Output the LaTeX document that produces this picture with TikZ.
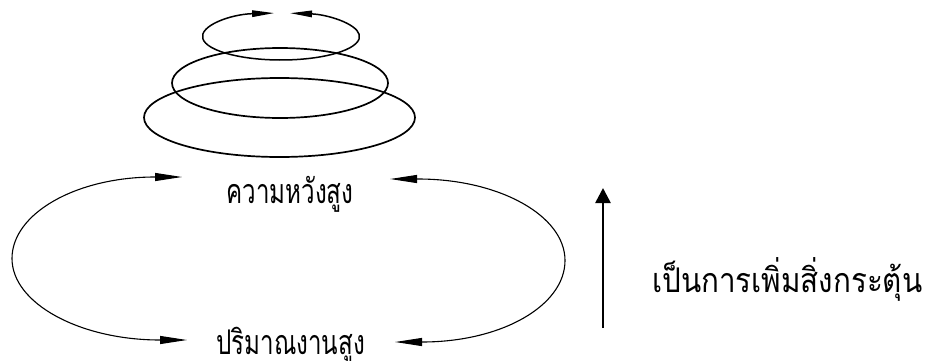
\documentclass[tikz,border=0pt]{standalone}
\usepackage{fontspec}
\newfontfamily\thaifont[Script=Thai, FakeStretch=0.71]{Loma}
\newfontfamily\thaiwide[Script=Thai, FakeStretch=0.87]{Loma}
\usetikzlibrary{arrows.meta}
\tikzset{
  lbl/.style={font=\thaifont\fontsize{34}{38}\selectfont, inner sep=0pt, anchor=base},
  lblwide/.style={font=\thaiwide\fontsize{34}{38}\selectfont, inner sep=0pt, anchor=base west},
  loopline/.style={line width=1.1pt, {Triangle[length=27pt,width=8pt]}-{Triangle[length=27pt,width=8pt]}},
  ring/.style={line width=1.7pt},
  toparr/.style={line width=1.5pt, {Triangle[length=22pt,width=6.5pt]}-{Triangle[length=22pt,width=6.5pt]}},
  uparr/.style={line width=2.6pt, -{Triangle[length=15pt,width=15pt]}}
}
\begin{document}
\begin{tikzpicture}[x=1pt,y=1pt]
\useasboundingbox (0,0) rectangle (925,360);
% text nodes
\node[lbl] (hope) at (290,157) {ความหวังสูง};
\node[lbl] (work) at (290.5,6) {ปริมาณงานสูง};
\node[lblwide] (stim) at (652,68) {เป็นการเพิ่มสิ่งกระตุ้น};
% loop end coordinates
\coordinate (L1) at (182,183);
\coordinate (L2) at (187,20);
\coordinate (R1) at (390,181);
\coordinate (R2) at (395,18);
% left loop
\draw[loopline] (L1) -- (155,183) .. controls (76,183) and (12,146.5) .. (12,101.5)
  .. controls (12,56.5) and (80,20) .. (160,20) -- (L2);
% right loop
\draw[loopline] (R1) -- (418,181) .. controls (499,181) and (565,144.5) .. (565,99.5)
  .. controls (565,54.5) and (502,18) .. (422,18) -- (R2);
% rings
\coordinate (c1) at (279.5,242.5);
\coordinate (c2) at (280,277);
\coordinate (c3) at (281,323.5);
\draw[ring] (c1) ellipse [x radius=135.5pt, y radius=39.5pt];
\draw[ring] (c2) ellipse [x radius=108pt, y radius=35pt];
\draw[toparr] ([shift={(95:78.5pt and 23.5pt)}]c3) arc[start angle=95, end angle=443.4, x radius=78.5pt, y radius=23.5pt];
% vertical arrow
\coordinate (A1) at (603,32);
\coordinate (A2) at (603,172);
\draw[uparr] (A1) -- (A2);
\end{tikzpicture}
\end{document}
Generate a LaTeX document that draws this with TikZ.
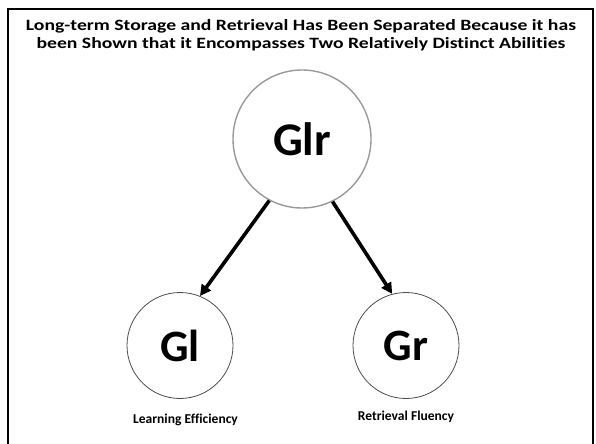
\documentclass[tikz,border=0pt]{standalone}
\usepackage{fontspec}
\setmainfont{Carlito}[Ligatures={NoCommon}]
\usetikzlibrary{arrows.meta}
\begin{document}
\begin{tikzpicture}[x=1bp,y=-1bp,
  frame/.style={line width=2.2bp,black},
  title/.style={font=\bfseries\fontsize{15.8}{18.3}\selectfont,align=center,inner sep=0pt,
                xscale=1.25,transform shape},
  bigball/.style={circle,draw=black!40,line width=1.4bp,minimum size=138bp,inner sep=0pt,
                  font=\bfseries\fontsize{47}{47}\selectfont},
  ball/.style={circle,draw=black!70,line width=0.8bp,minimum size=106bp,inner sep=0pt,
               font=\bfseries\fontsize{45}{45}\selectfont},
  caption/.style={font=\bfseries\fontsize{13.6}{16}\selectfont,inner sep=0pt,anchor=base},
  link/.style={line width=3.6bp,-{Triangle[length=11bp,width=11bp]}}]
\useasboundingbox (0,0) rectangle (596,444);
% outer frame (open at the bottom)
\draw[frame] (8,450) -- (8,9) -- (593,9) -- (593,450);
% heading
\node[title] (head) at (301,35) {Long-term Storage and Retrieval Has Been Separated Because it has\\been Shown that it Encompasses Two Relatively Distinct Abilities};
% ability nodes
\node[bigball] (glr) at (302,139) {Glr};
\node[ball] (gl) at (180,345.5) {Gl};
\node[ball] (gr) at (406,345.5) {Gr};
\node[caption] (lgl) at (185.5,423) {Learning Efficiency};
\node[caption] (lgr) at (406,420.7) {Retrieval Fluency};
% links
\draw[link] (glr.242) -- (gl.68);
\draw[link] (glr.296) -- (gr.105);
\end{tikzpicture}
\end{document}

________________________

Exercise objective: From the material above, gather all lines that include the string "LaTeX" and copy them.

Solution to the exercise:
Output the LaTeX document that produces this picture with TikZ.
Generate a LaTeX document that draws this with TikZ.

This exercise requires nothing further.